Sosyal medyaya hücum için işareti bizzat AKP şefi T. Erdoğan verdi. Sosyal medyada bir mesaj yayınlayarak sosyal medyaya saldırıyı gündeme getirdi. Sonrasında ise saray beslemesi medyanın ‘taarruzu’ başladı. Lağımdan beter kokular yayan bu medyada artık Doğu Perinçek’in Aydınlık adlı gazetesi de ‘müstesna’ bir yer kaplıyor. Medyanın %95’inden fazlasını ele geçiren, sosyal medyada troller ordusu çalıştıran rejimin sosyal medyaya saldırması farklı tepkilere neden oldu. Dinciler, faşistler, ırkçılar saldırıya hararetli destek verdiler. İlerici güçlerle muhalefetteki düzen partileri ise, sosyal medyayı kapatma pervasızlığına tepki gösterdiler.
Saray rejiminin saldırısına en hararetli destek Vatan Partisi’nin şefi Doğu Perinçek’ten geldi. Son dönemde saray beslemesi/tetikçi medya ekranlarının ‘demirbaşları’ arasına yerleşen D. Perinçek, dinci-faşistlerden çok şey öğrenmiş görünüyor. Artık o da yalan, riyakarlık, gerçekleri tersyüz etme gibi konularda saraydaki efendilerinden geri kalmıyor.
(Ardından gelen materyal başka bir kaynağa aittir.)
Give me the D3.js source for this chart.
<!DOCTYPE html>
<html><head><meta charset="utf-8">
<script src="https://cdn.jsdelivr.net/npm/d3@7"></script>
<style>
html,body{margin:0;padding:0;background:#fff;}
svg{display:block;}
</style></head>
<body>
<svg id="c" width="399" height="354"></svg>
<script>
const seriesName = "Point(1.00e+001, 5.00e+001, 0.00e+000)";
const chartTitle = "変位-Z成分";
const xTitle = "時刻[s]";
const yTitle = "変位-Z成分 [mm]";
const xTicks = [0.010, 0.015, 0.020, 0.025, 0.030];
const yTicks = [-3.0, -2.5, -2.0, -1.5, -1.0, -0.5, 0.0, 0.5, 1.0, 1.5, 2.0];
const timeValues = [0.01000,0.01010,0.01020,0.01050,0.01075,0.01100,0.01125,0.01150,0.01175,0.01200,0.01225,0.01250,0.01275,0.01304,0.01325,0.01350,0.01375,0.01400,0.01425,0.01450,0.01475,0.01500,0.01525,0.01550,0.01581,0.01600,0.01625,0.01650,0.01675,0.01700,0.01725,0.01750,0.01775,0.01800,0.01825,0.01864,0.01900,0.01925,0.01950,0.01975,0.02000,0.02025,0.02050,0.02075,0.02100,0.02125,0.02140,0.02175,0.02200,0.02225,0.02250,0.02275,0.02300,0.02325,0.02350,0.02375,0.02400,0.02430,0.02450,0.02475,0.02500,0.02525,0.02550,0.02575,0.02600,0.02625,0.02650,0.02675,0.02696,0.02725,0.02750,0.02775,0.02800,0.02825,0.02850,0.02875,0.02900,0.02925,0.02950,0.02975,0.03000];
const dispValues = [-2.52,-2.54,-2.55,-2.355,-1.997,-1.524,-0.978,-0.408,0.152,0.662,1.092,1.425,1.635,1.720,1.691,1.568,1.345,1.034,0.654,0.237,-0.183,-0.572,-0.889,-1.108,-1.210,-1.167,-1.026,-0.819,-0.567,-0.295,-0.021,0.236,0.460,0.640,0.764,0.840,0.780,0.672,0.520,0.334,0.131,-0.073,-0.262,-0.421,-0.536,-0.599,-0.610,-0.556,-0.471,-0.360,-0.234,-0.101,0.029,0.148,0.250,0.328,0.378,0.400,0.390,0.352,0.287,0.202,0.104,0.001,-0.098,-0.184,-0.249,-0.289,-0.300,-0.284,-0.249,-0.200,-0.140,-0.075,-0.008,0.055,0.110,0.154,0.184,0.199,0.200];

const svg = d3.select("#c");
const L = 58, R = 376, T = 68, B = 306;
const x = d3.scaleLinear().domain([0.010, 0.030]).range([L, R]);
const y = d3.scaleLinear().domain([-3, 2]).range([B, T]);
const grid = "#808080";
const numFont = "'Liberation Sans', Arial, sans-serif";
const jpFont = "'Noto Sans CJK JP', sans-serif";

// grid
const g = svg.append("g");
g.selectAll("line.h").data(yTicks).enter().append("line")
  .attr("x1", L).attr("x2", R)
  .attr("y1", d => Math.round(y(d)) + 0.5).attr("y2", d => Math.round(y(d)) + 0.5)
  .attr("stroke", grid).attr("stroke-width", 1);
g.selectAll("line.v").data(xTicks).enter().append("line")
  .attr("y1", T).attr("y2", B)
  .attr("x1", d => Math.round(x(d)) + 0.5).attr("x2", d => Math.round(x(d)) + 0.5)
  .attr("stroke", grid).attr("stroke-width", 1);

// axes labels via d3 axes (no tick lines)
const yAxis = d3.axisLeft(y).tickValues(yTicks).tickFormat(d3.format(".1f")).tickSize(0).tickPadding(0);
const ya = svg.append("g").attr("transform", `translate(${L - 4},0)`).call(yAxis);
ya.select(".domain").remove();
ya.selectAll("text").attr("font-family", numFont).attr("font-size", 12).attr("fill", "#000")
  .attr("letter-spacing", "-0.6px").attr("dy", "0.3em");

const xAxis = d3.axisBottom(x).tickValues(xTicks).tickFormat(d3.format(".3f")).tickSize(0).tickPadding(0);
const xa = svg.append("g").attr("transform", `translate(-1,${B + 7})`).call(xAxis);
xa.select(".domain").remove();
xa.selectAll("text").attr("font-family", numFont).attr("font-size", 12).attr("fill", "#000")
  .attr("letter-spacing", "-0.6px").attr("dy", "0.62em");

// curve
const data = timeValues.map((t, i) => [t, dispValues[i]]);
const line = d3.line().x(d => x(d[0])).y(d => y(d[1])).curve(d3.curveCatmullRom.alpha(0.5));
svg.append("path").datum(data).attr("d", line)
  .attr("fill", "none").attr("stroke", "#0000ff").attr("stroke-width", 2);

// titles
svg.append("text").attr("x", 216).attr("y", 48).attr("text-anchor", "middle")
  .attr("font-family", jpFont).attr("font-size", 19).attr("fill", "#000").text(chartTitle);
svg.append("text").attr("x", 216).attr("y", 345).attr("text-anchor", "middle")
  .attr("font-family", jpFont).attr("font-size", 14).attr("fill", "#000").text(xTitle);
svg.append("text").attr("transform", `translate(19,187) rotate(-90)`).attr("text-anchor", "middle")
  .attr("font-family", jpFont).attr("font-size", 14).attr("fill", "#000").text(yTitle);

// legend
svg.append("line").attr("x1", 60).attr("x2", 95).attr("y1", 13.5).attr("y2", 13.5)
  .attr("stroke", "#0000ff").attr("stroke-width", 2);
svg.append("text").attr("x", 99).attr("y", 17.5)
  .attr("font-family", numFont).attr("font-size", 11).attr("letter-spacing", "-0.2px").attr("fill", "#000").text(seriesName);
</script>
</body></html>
Saray rejiminden beslenen gazeteler listesine katılan Aydınlık (D. Perinçek’in ‘eski yoldaşı’ da olan Sancak holdingin sahibi zat, kesenin ağzını açarak batmak üzereyken Aydınlık gazetesini kurtarmıştı) gazetesine röportaj veren D. Perinçek, ‘yüksek ahlaki’ hassasiyetler taşıdığını gösterdi(!) Ancak bundan çıka çıka sosyal medyanın yok edilmesine pervasızca destek çıktı.
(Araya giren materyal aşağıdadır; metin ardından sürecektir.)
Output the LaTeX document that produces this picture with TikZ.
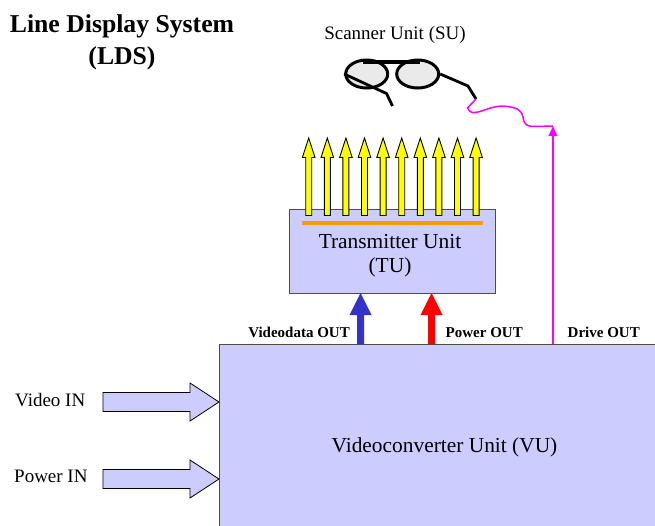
\documentclass[tikz,border=0pt]{standalone}
\usepackage{fontspec}
\usetikzlibrary{shapes.geometric}
\setmainfont{Liberation Serif}
\definecolor{boxfill}{RGB}{204,204,255}
\definecolor{vidblue}{RGB}{51,51,204}
\definecolor{glassfill}{RGB}{234,234,234}
\definecolor{stripe}{RGB}{255,153,0}
\definecolor{wirecol}{RGB}{255,0,255}
\definecolor{brightyellow}{RGB}{255,255,0}
\definecolor{brightred}{RGB}{255,0,0}
\newcommand{\fs}[2]{\fontsize{#1}{#2}\selectfont}
% style, x, tip y, head base y, bottom y, head half width, shaft half width
\newcommand{\uparr}[7]{\path[#1] (#2-#7,#5) -- (#2-#7,#4) -- (#2-#6,#4) -- (#2,#3) -- (#2+#6,#4) -- (#2+#7,#4) -- (#2+#7,#5) -- cycle;}
\begin{document}
\begin{tikzpicture}[x=1pt,y=-1pt,
  unitbox/.style={draw=black!70!white,line width=1pt,fill=boxfill,inner sep=0pt,align=center},
  plainlabel/.style={inner sep=0pt,font=\fs{19}{23}},
  outlabel/.style={inner sep=0pt,font=\fs{15}{18}\bfseries},
  yellowarr/.style={draw=black,line width=0.9pt,fill=brightyellow,line join=miter},
  inarr/.style={draw=black,line width=0.8pt,fill=boxfill},
  lens/.style={draw=black,line width=3pt,fill=glassfill,ellipse,minimum width=42pt,minimum height=28pt,inner sep=0pt},
  glassframe/.style={line width=2.8pt,black},
  wire/.style={draw=wirecol,line width=1.5pt}]
\useasboundingbox (0,0) rectangle (655,525);
% units
\node[unitbox,minimum width=205.5pt,minimum height=84pt,anchor=north west] (tu) at (289,208.5) {};
\node[align=center,inner sep=0pt,font=\fs{21.4}{24}] (tulabel) at (390,255.5) {Transmitter Unit\\(TU)};
\path[fill=boxfill,draw=black!70!white,line width=1pt] (660,344) -- (219,344) -- (219,530) -- (660,530);
\coordinate (vuanchor) at (219,344);
\node[inner sep=0pt,font=\fs{21.4}{25}] (vulabel) at (444.5,447.5) {Videoconverter Unit (VU)};
% title
\node[align=center,inner sep=0pt,font=\fs{25.7}{32}\bfseries] (title) at (122,42) {Line Display System\\(LDS)};
\node[plainlabel] (su) at (395,34.5) {Scanner Unit (SU)};
% glasses
\node[lens] (lensl) at (366.7,74) {};
\node[lens] (lensr) at (417.7,74) {};
\draw[line width=3.6pt] (363,62) -- (420,62);
\draw[glassframe,line join=round] (lensl.west) -- (386.5,93.5) -- (392.5,106);
\draw[glassframe,line join=round] (lensr.east) -- (468,86) -- (476,99);
% emitters
\foreach \xx in {308.7,327.3,345.9,364.5,383.1,401.7,420.3,438.9,457.5,476.1}
  {\uparr{yellowarr}{\xx}{138}{157.5}{215.5}{6.3}{3}}
\draw[stripe,line width=4pt] (302,222.7) -- (483,222.7);
% power and data
\uparr{fill=vidblue}{360.5}{293}{315}{344}{11}{3.5}
\uparr{fill=brightred}{431.5}{293}{315}{344}{11}{3.5}
% drive
\coordinate (drivebase) at (553,344);
\coordinate (drivetip) at (553,126);
\draw[wire] (drivebase) -- (553,134);
\path[fill=wirecol] (drivetip) -- (557.5,136) -- (548.5,136) -- cycle;
\draw[wire,line join=round] (476,99) -- (467.5,108) .. controls (471,114) and (473,113) .. (480,111.5)
  .. controls (490,108) and (498,105) .. (508,106.5)
  .. controls (518,108) and (522,111) .. (523,117)
  .. controls (524,125) and (527,126.5) .. (535,126.5) -- (drivetip);
% outputs labels
\node[outlabel,anchor=east] (vout) at (350,332.5) {Videodata OUT};
\node[outlabel,anchor=west] (pout) at (445.5,332.5) {Power OUT};
\node[outlabel,anchor=west] (dout) at (567.5,332.5) {Drive OUT};
% inputs
\path[inarr] (103,392.5) -- (190,392.5) -- (190,383) -- (219,402) -- (190,421) -- (190,411.5) -- (103,411.5) -- cycle;
\path[inarr] (103,469.5) -- (190,469.5) -- (190,460) -- (219,479) -- (190,498) -- (190,488.5) -- (103,488.5) -- cycle;
\node[plainlabel,anchor=west] (vin) at (15,400.5) {Video IN};
\node[plainlabel,anchor=west] (pin) at (14,476) {Power IN};
\end{tikzpicture}
\end{document}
“Özgürlük var. Neyin özgürlüğü var? Terbiyesizliğin, ahlaksızlığın özgürlüğü... Kadına saygısızlık gibi bir özgürlüğü kabul etmiyoruz. İnsanı aşağılamak gibi, eşitsizlik gibi bir özgürlük kabul etmiyoruz…” gibi laflar eden D. Perinçek, “Milli devletin diktatörlük uygulaması gerekir” diyerek, sosyal medyanın ortadan kaldırılması gerektiğini savundu.
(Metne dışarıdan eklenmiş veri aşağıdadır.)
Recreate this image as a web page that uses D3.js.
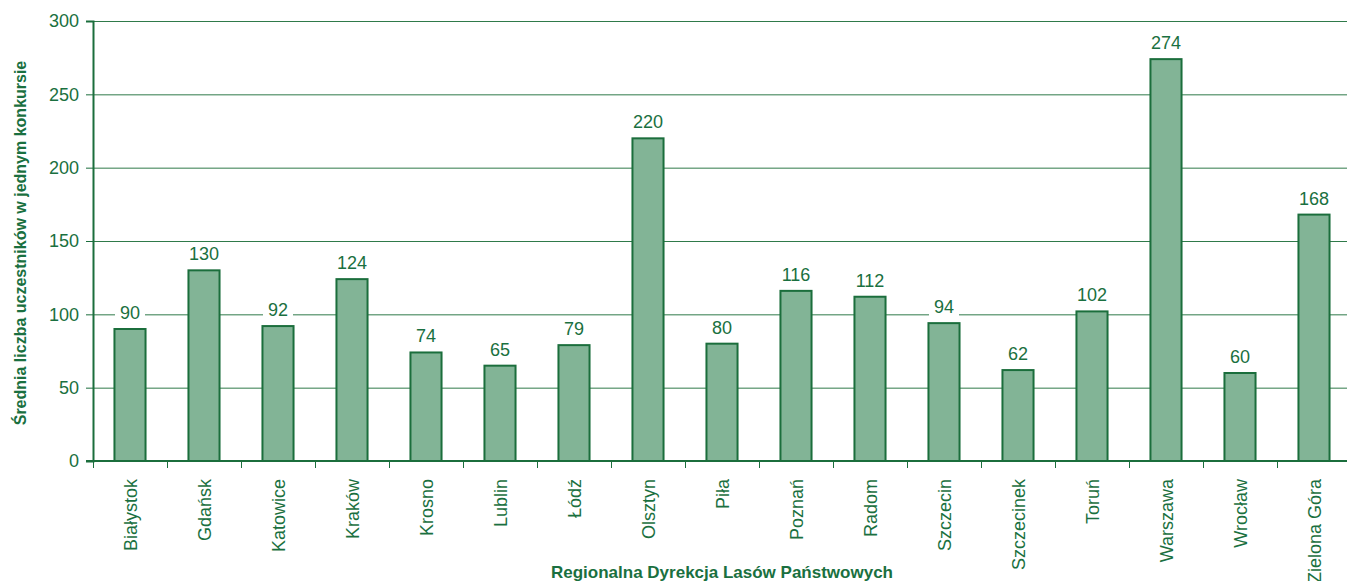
<!DOCTYPE html>
<meta charset="utf-8">
<script src="https://d3js.org/d3.v7.min.js"></script>
<style>
  body { margin: 0; background: #fff; font-family: "Liberation Sans", Arial, sans-serif; }
  svg { display: block; }
</style>
<div id="chart"></div>
<script>
// data
var regions = ["Białystok", "Gdańsk", "Katowice", "Kraków", "Krosno", "Lublin", "Łódź", "Olsztyn", "Piła",
               "Poznań", "Radom", "Szczecin", "Szczecinek", "Toruń", "Warszawa", "Wrocław", "Zielona Góra"];
var avgParticipants = [90, 130, 92, 124, 74, 65, 79, 220, 80, 116, 112, 94, 62, 102, 274, 60, 168];
var yTicks = [0, 50, 100, 150, 200, 250, 300];

var W = 1347, H = 581;
var green = "#1b6e3c", textGreen = "#1a7040", barFill = "#82b496";
var margin = {top: 21, left: 93, bottom: 120};
var plotH = H - margin.top - margin.bottom; // 440

var svg = d3.select("#chart").append("svg")
  .attr("width", W).attr("height", H);

var x = d3.scaleBand()
  .domain(regions)
  .range([margin.left, margin.left + 74 * regions.length])
  .paddingInner(0.58).paddingOuter(0.29);

var y = d3.scaleLinear().domain([0, 300]).range([margin.top + plotH, margin.top]);

// gridlines
svg.append("g").selectAll("line")
  .data(yTicks.slice(1))
  .enter().append("line")
    .attr("x1", margin.left).attr("x2", W)
    .attr("y1", function(d){ return y(d) + 0.5; })
    .attr("y2", function(d){ return y(d) + 0.5; })
    .attr("stroke", "#2f7a4a").attr("stroke-width", 1);

// bars
svg.append("g").selectAll("rect")
  .data(avgParticipants)
  .enter().append("rect")
    .attr("x", function(d, i){ return x(regions[i]); })
    .attr("y", function(d){ return y(d); })
    .attr("width", x.bandwidth())
    .attr("height", function(d){ return y(0) - y(d); })
    .attr("fill", barFill)
    .attr("stroke", green).attr("stroke-width", 2);

// value labels with white knock-out
var vl = svg.append("g").selectAll("g")
  .data(avgParticipants)
  .enter().append("g")
    .attr("transform", function(d, i){
      return "translate(" + (x(regions[i]) + x.bandwidth() / 2) + "," + (y(d) - 10) + ")";
    });
vl.append("rect")
  .attr("x", function(d){ return -String(d).length * 5 - 5; })
  .attr("y", -16)
  .attr("width", function(d){ return String(d).length * 10 + 10; })
  .attr("height", 20)
  .attr("fill", "#fff");
vl.append("text")
  .attr("text-anchor", "middle")
  .style("font-size", "18px")
  .attr("fill", textGreen)
  .text(function(d){ return d; });

// y axis
var yAxis = svg.append("g")
  .attr("transform", "translate(" + margin.left + ",0)")
  .call(d3.axisLeft(y).tickValues(yTicks).tickSize(7).tickPadding(7));
yAxis.select(".domain").attr("stroke", green).attr("stroke-width", 2);
yAxis.selectAll(".tick line").attr("stroke", green);
yAxis.selectAll("text").attr("fill", textGreen).style("font-size", "18px")
  .style("font-family", "'Liberation Sans', Arial, sans-serif");

// x axis: ticks on band boundaries
var xBase = y(0);
svg.append("line")
  .attr("x1", margin.left - 7).attr("x2", W)
  .attr("y1", xBase).attr("y2", xBase)
  .attr("stroke", green).attr("stroke-width", 2);
svg.append("g").selectAll("line")
  .data(d3.range(regions.length + 1))
  .enter().append("line")
    .attr("x1", function(i){ return margin.left + i * x.step() + 0.5; })
    .attr("x2", function(i){ return margin.left + i * x.step() + 0.5; })
    .attr("y1", xBase).attr("y2", xBase + 7)
    .attr("stroke", green);

svg.append("g").selectAll("text")
  .data(regions)
  .enter().append("text")
    .attr("transform", function(d){
      return "translate(" + (x(d) + x.bandwidth() / 2 + 7) + "," + (xBase + 18) + ")rotate(-90)";
    })
    .attr("text-anchor", "end")
    .style("font-size", "18px")
    .attr("fill", textGreen)
    .text(function(d){ return d; });

// axis titles
svg.append("text")
  .attr("transform", "translate(26," + (margin.top + 222) + ")rotate(-90)")
  .attr("text-anchor", "middle")
  .style("font-size", "16px").style("font-weight", "bold")
  .attr("fill", textGreen)
  .text("Średnia liczba uczestników w jednym konkursie");

svg.append("text")
  .attr("x", 722).attr("y", 578)
  .attr("text-anchor", "middle")
  .style("font-size", "17px").style("font-weight", "bold")
  .attr("fill", textGreen)
  .text("Regionalna Dyrekcja Lasów Państwowych");
</script>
Tehdit, küfür, hakaret, şantaj, linç gibi iğrençliklerde kimse aktrollerin eline su bile dökemez. Elbette bunu D. Perinçek gibi şarlatanlar da biliyor. Görünen o ki, bu saray dalkavuğunu tedirgin eden şey, biat ettiği dinci-faşist rejimin beka sorununun giderek derinleşmesidir.
Türkiye siyasetinde ilkesizliğin, omurgasızlığın, kaypaklığın, sarkaç gibi bir uçtan bir uca savrulmanın timsali olan D. Perinçek’le müritleri, tarihlerinin en kepaze dönemlerinden birini yaşıyorlar. Zira bir dönem sol-sosyalist söylem kullanan, PKK’ye umut bağlayan, işçi sınıfına dair laflar eden, laikliğin ‘kahraman savunucusu’ kesilen bu sefiller, artık Amerikancı dinci-faşist rejimin “mücahitleri” safında birinci sıraya yerleşmiş durumdalar.